Thinking about the short term societal effects of AGI is really important, in my view, because the state of society during the singularity, if it happens, is pretty critical. If it’s going to be massively destabilised and unhappy, that matters. I think that Nate Silvers’ argument on this here is quite persuasive.
Jacks talk said we need to ‘explore the future, or retreat from the present’. It’s important to think about the future. But it’s also important to understand what you are actually doing, now, and what the nature of the company that’s about to make you a multi-billionare actually is. Anthropic is not worth a trillion dollars because they have cured cancer, they are worth a trillion dollars because they are trying to automate knowledge work. Gesturing vaguely at amazing stuff you think might happen once all the dust has settled is it’s own way of retreating from the present.
Google definitely has the best track record when it comes to using AI for scientific and technological progress that could become medical progress. Right now OpenAI seems more focused on breakthroughs in maths and physics (Erdos problems, hiring string theorist Xi Yin). Apart from Bryan Johnson, the billionaire who seems to be most into medicine might be Zuckerberg - didn't he and his wife start a foundation aimed at healthy centenarian lifespans?
Marc Andreessen made some claim as to how even doctors are conferring with AI during consultations. So it seems part of the medical pitch is also that AI is a leap in the quality of the research and diagnosis of your condition that you can do yourself... I'm sure it's working out that way for many people, while for a few others it's going astray... The combination of AI power and tech billionaire investment (in space, robotics, fusion energy...) has definitely created a new culture of ambitions for progress on numerous fronts, including medicine.
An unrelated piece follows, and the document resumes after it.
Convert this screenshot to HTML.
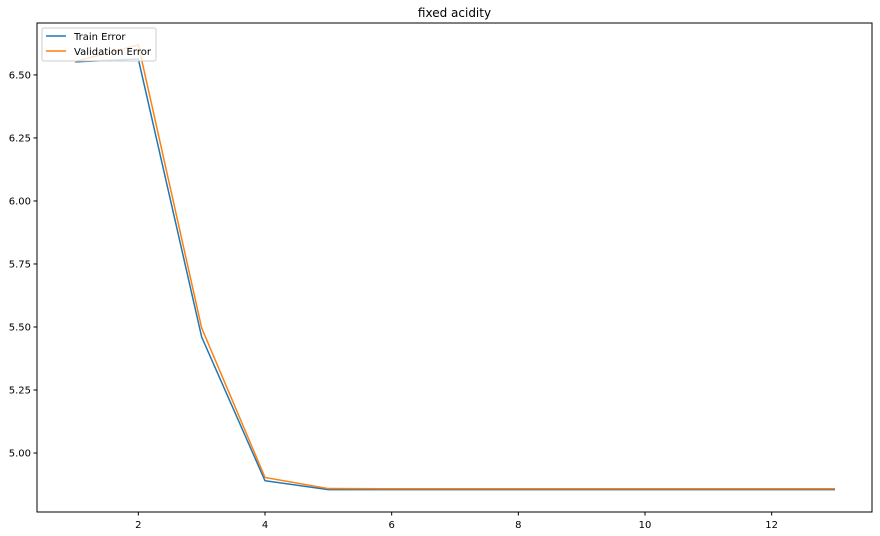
<!DOCTYPE html>
<html><head><meta charset="utf-8"><style>
body{margin:0;background:#fff;}
svg{display:block;font-family:"DejaVu Sans","Liberation Sans",sans-serif;}
</style></head><body>
<svg id="chart" width="880" height="536">
<text x="454.5" y="17" font-size="12" text-anchor="middle" fill="#000">fixed acidity</text>
<g id="grid"></g>
<g id="lines"></g>
<rect x="37" y="23" width="835" height="489" fill="none" stroke="#000" stroke-width="1"/>
<g>
<rect x="42" y="28" width="114" height="33" rx="2" fill="#fff" fill-opacity="0.8" stroke="#ccc"/>
<line x1="46" y1="36" x2="66" y2="36" stroke="#1f77b4" stroke-width="1.5"/>
<text x="74" y="40" font-size="10" fill="#000">Train Error</text>
<line x1="46" y1="51" x2="66" y2="51" stroke="#ff7f0e" stroke-width="1.5"/>
<text x="74" y="55" font-size="10" fill="#000">Validation Error</text>
</g>
</svg>
<script>
const depths=[1,2,3,4,5,6,7,8,9,10,11,12,13];
const trainErr=[6.552,6.563,5.46,4.89,4.855,4.855,4.855,4.855,4.855,4.855,4.855,4.855,4.855];
const valErr=[6.553,6.619,5.496,4.903,4.859,4.858,4.858,4.858,4.858,4.858,4.858,4.858,4.858];
const xTicks=[2,4,6,8,10,12];
const yTicks=[5.00,5.25,5.50,5.75,6.00,6.25,6.50];
const X0=37,X1=873,Y0=512,Y1=23,XMIN=0.4,XMAX=13.6,YMIN=4.766,YMAX=6.706;
const sx=v=>X0+(v-XMIN)/(XMAX-XMIN)*(X1-X0);
const sy=v=>Y0-(v-YMIN)/(YMAX-YMIN)*(Y0-Y1);
const NS="http://www.w3.org/2000/svg";
const g=document.getElementById('grid'),L=document.getElementById('lines');
xTicks.forEach(t=>{
const l=document.createElementNS(NS,'line');l.setAttribute('x1',sx(t));l.setAttribute('x2',sx(t));l.setAttribute('y1',Y0);l.setAttribute('y2',Y0+3.5);l.setAttribute('stroke','#000');


g.appendChild(l);
const tx=document.createElementNS(NS,'text');tx.setAttribute('x',sx(t));tx.setAttribute('y',Y0+16);tx.setAttribute('font-size','10');tx.setAttribute('text-anchor','middle');tx.textContent=t;


g.appendChild(tx);});
yTicks.forEach(t=>{
const l=document.createElementNS(NS,'line');l.setAttribute('x1',X0-3.5);l.setAttribute('x2',X0);l.setAttribute('y1',sy(t));l.setAttribute('y2',sy(t));l.setAttribute('stroke','#000');


g.appendChild(l);
const tx=document.createElementNS(NS,'text');tx.setAttribute('x',X0-6);tx.setAttribute('y',sy(t)+3.5);tx.setAttribute('font-size','10');tx.setAttribute('text-anchor','end');tx.textContent=t.toFixed(2);


g.appendChild(tx);});
function line(vals,color,name){
const p=document.createElementNS(NS,'polyline');
p.setAttribute('points',depths.map((d,i)=>sx(d)+','+sy(vals[i])).join(' '));
p.setAttribute('fill','none');p.setAttribute('stroke',color);p.setAttribute('stroke-width','1.5');


L.appendChild(p);}
line(trainErr,'#1f77b4','train-error-line');
line(valErr,'#ff7f0e','validation-error-line');
</script>
</body></html>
There may be all kinds of disturbing or exasperating features of this new culture (e.g. billionaires being the new public intellectuals but always talking their investment book, as Eric Weinstein recently put it; and the penumbra of hype surrounding startups most of which will fail), but I do think that collectively it represents a new era of technical progress on broad fronts including medicine. It's just a matter of trying to understand how it works.